# Data

___

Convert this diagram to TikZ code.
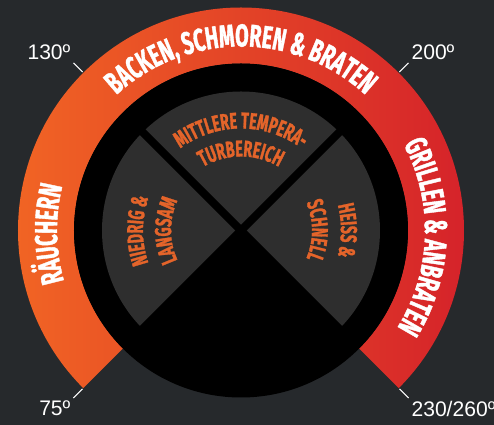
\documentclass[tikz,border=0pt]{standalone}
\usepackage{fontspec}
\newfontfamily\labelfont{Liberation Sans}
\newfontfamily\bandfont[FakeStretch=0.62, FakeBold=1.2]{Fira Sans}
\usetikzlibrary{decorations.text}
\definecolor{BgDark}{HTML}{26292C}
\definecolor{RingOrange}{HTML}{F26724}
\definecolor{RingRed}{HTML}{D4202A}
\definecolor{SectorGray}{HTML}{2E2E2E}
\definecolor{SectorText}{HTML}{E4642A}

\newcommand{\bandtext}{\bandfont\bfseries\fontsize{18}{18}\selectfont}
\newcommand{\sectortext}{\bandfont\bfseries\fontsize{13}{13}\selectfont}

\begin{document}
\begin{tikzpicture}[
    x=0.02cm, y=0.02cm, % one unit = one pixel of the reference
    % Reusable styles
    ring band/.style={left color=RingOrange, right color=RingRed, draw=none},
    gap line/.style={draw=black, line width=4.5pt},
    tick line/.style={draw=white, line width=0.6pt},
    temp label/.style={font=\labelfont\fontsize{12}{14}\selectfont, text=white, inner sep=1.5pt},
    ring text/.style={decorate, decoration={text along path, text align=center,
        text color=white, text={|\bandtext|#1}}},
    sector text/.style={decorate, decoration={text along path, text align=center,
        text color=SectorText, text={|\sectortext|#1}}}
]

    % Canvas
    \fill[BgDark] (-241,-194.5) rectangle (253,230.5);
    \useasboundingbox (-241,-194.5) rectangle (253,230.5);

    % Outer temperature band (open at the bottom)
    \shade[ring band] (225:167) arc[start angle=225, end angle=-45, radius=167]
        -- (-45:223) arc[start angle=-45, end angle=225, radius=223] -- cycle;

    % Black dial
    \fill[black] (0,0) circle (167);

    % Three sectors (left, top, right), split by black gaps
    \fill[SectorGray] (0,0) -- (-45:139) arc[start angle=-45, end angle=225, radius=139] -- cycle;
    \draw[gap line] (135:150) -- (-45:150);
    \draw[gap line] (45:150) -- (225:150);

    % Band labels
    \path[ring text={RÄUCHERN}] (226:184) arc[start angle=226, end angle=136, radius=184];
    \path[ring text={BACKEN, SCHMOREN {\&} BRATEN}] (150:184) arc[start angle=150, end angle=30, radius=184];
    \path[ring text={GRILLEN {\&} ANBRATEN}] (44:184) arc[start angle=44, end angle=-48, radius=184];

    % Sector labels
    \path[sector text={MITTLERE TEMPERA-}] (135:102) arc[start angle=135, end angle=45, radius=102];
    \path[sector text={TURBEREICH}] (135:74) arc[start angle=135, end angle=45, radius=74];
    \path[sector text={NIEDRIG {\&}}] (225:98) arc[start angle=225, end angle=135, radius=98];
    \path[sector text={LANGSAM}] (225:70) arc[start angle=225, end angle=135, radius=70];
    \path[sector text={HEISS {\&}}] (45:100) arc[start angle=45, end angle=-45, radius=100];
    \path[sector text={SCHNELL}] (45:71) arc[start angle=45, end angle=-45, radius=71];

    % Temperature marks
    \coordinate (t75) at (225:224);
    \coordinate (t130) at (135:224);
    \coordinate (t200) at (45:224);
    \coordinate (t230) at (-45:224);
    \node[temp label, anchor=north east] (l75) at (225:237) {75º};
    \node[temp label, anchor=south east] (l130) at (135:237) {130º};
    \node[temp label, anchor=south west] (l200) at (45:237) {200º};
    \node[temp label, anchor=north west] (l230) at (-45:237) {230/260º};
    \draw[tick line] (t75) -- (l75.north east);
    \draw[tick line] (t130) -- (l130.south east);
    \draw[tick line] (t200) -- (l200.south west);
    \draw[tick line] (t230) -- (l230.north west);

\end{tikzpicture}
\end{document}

___

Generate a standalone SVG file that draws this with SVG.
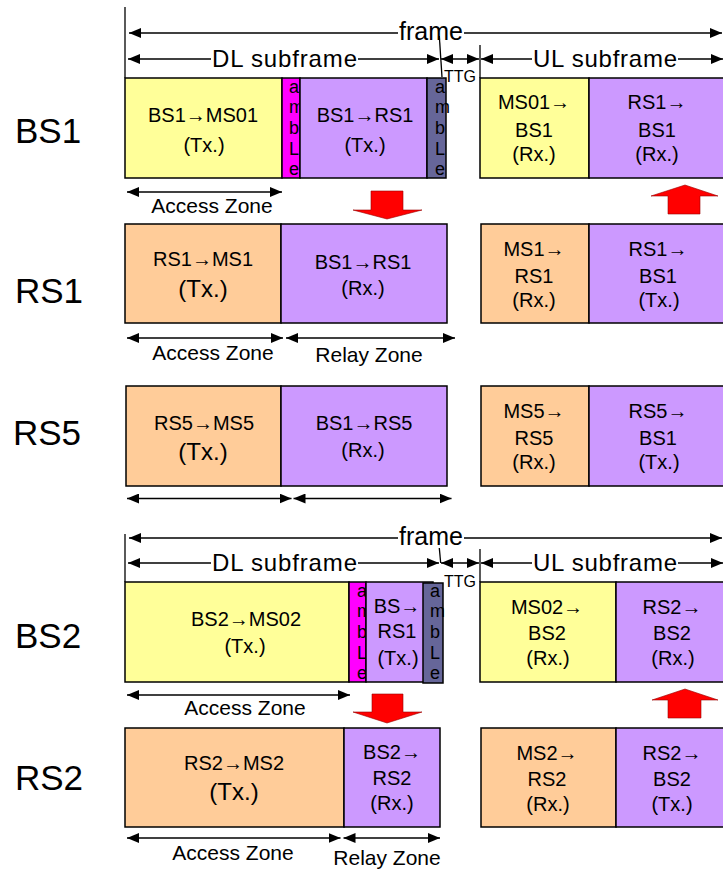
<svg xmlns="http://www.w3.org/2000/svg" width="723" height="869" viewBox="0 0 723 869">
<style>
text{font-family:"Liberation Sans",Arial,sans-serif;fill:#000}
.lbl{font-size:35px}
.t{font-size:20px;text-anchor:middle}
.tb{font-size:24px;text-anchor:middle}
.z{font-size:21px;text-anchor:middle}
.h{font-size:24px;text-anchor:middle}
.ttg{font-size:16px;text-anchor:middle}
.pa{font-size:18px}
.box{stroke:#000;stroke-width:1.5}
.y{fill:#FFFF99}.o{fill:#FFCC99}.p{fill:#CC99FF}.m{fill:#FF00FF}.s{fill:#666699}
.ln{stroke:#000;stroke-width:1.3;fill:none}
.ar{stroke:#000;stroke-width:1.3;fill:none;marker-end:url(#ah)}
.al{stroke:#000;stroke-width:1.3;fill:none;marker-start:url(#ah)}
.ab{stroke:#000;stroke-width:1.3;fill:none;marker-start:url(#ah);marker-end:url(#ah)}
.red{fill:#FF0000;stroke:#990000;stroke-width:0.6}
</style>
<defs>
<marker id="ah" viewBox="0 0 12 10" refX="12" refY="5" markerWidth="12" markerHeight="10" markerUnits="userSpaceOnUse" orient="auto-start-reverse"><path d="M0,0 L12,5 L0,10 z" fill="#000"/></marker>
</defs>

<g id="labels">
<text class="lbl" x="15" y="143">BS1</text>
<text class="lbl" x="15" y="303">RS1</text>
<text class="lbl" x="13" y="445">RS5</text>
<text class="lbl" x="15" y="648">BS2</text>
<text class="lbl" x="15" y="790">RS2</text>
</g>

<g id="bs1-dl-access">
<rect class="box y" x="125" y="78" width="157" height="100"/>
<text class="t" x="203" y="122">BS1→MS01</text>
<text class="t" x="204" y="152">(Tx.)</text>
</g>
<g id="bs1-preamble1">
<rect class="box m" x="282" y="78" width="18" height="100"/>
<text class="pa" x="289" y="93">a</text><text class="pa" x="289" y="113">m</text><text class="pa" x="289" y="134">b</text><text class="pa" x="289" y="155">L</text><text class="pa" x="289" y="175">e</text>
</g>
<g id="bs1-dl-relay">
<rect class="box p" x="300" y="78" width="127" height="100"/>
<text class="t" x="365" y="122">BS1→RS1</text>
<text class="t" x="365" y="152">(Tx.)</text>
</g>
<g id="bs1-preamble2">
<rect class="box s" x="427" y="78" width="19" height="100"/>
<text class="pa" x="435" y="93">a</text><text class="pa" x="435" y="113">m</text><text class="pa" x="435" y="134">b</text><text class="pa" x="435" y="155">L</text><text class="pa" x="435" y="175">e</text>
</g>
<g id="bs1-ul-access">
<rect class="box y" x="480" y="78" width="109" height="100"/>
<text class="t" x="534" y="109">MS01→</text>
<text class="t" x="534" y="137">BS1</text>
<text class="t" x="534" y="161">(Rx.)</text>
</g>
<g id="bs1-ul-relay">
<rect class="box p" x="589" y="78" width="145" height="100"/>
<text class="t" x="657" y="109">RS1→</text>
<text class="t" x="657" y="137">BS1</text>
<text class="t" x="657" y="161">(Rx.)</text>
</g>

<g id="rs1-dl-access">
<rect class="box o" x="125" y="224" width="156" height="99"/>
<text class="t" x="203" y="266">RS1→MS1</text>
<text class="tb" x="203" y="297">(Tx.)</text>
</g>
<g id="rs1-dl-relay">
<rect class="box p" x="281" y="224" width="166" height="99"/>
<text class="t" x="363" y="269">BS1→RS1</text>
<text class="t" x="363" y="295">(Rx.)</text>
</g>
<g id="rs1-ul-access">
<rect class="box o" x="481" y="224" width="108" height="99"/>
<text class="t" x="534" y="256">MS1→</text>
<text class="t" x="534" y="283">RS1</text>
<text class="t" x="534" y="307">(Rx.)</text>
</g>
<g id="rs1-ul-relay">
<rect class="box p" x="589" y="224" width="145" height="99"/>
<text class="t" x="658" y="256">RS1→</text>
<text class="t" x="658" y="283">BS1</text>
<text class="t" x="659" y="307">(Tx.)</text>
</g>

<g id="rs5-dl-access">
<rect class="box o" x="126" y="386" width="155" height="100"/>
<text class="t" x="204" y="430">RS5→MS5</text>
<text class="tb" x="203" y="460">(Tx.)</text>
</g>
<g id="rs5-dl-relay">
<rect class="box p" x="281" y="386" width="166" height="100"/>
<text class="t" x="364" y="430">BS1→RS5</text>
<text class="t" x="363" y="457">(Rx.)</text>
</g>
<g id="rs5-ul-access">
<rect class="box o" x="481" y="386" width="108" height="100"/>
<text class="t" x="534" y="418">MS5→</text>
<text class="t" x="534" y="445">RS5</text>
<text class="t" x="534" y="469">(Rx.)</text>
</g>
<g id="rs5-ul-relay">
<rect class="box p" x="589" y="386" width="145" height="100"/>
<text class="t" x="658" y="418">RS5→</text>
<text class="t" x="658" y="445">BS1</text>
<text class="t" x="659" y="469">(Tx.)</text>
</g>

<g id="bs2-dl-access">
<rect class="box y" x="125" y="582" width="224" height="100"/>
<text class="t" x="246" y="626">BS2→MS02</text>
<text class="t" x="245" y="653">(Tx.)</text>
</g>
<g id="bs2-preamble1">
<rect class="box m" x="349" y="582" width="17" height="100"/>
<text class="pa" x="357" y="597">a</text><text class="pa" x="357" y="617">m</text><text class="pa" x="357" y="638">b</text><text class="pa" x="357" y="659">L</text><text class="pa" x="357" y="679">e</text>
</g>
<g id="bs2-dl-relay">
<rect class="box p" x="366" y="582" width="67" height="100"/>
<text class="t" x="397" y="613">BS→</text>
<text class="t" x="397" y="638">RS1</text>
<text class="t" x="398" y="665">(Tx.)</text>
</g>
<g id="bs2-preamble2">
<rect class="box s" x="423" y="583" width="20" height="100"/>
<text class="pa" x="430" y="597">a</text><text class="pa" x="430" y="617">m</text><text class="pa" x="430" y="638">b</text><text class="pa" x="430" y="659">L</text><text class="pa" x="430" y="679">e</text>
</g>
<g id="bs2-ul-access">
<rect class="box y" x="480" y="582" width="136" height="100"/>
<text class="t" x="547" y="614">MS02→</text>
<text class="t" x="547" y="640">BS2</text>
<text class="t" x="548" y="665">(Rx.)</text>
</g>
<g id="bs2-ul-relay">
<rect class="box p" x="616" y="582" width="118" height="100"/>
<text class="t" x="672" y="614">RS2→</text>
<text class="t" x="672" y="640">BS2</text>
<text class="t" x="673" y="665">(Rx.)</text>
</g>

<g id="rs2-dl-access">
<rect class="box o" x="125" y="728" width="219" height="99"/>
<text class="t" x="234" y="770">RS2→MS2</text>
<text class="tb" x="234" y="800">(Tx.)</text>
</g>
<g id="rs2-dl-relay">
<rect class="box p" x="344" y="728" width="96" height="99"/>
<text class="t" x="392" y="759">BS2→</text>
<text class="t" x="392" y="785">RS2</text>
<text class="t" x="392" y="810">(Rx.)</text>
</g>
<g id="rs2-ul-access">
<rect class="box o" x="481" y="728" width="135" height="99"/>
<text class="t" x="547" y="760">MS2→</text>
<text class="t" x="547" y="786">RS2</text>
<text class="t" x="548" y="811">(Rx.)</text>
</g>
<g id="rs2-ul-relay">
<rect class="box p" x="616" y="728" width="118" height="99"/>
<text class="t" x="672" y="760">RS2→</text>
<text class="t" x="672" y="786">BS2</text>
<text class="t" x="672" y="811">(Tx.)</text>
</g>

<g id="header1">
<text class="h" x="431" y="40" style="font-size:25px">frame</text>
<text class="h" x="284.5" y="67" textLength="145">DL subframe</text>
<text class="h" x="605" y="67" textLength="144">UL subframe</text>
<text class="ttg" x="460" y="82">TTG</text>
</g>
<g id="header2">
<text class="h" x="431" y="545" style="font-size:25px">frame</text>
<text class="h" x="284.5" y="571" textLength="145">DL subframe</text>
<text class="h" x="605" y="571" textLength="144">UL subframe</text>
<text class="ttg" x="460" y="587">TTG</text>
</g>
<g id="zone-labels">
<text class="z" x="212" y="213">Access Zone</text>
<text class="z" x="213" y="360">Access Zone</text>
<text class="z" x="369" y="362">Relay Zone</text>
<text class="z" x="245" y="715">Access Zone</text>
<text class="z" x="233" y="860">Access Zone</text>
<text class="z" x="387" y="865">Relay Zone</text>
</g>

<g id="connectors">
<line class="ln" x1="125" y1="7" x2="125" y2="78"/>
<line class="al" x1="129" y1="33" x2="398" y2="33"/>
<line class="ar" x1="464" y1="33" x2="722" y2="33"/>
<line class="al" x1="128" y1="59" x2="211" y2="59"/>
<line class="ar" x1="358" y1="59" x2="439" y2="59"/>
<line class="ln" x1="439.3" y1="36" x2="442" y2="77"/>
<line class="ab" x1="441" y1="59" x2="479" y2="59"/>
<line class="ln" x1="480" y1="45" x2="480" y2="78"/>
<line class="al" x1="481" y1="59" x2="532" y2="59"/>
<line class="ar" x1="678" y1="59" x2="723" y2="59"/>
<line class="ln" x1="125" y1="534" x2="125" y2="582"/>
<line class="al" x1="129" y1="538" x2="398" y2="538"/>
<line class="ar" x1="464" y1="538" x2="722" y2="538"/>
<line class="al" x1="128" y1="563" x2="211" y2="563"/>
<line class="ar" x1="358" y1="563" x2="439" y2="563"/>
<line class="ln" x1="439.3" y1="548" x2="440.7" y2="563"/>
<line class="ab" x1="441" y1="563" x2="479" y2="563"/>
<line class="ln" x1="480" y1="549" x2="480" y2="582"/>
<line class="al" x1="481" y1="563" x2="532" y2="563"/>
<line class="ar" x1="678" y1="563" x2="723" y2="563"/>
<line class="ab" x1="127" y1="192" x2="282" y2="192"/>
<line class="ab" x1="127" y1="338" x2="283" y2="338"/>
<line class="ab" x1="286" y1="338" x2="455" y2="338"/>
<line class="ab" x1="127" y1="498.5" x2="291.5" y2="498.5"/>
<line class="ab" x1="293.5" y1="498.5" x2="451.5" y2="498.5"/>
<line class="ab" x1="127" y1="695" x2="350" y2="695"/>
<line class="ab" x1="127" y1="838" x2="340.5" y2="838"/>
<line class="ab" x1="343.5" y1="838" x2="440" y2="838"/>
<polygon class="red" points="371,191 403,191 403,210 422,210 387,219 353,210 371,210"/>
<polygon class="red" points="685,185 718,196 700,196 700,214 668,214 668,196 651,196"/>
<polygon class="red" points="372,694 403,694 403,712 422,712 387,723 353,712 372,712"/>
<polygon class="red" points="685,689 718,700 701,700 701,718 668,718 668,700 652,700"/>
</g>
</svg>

___

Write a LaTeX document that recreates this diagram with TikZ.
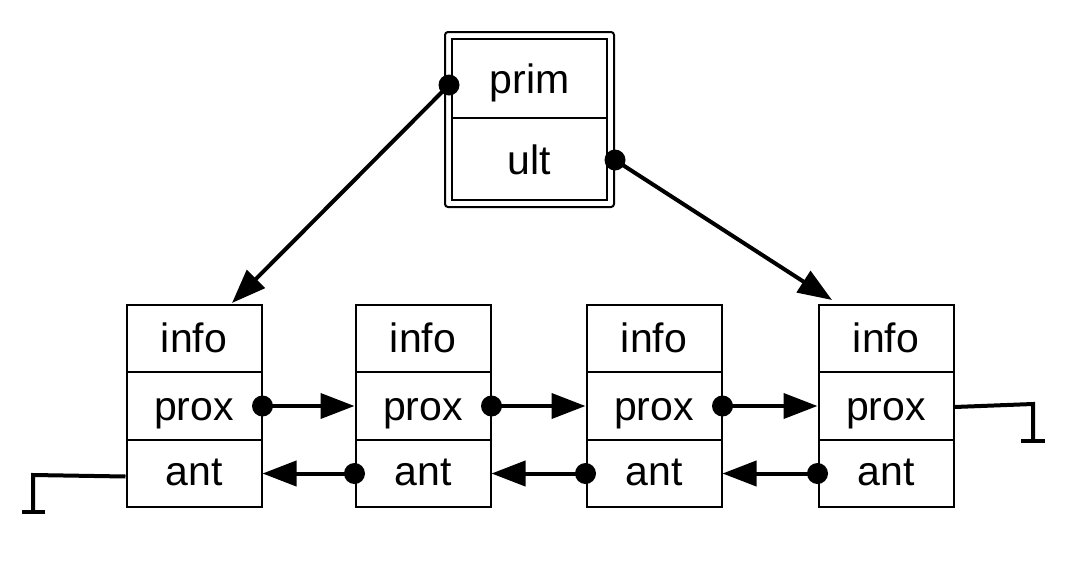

___

All lines of the data above that include the word "standalone" must be shown.

\documentclass[tikz,border=0pt]{standalone}
Generate a standalone SVG file that draws this with SVG.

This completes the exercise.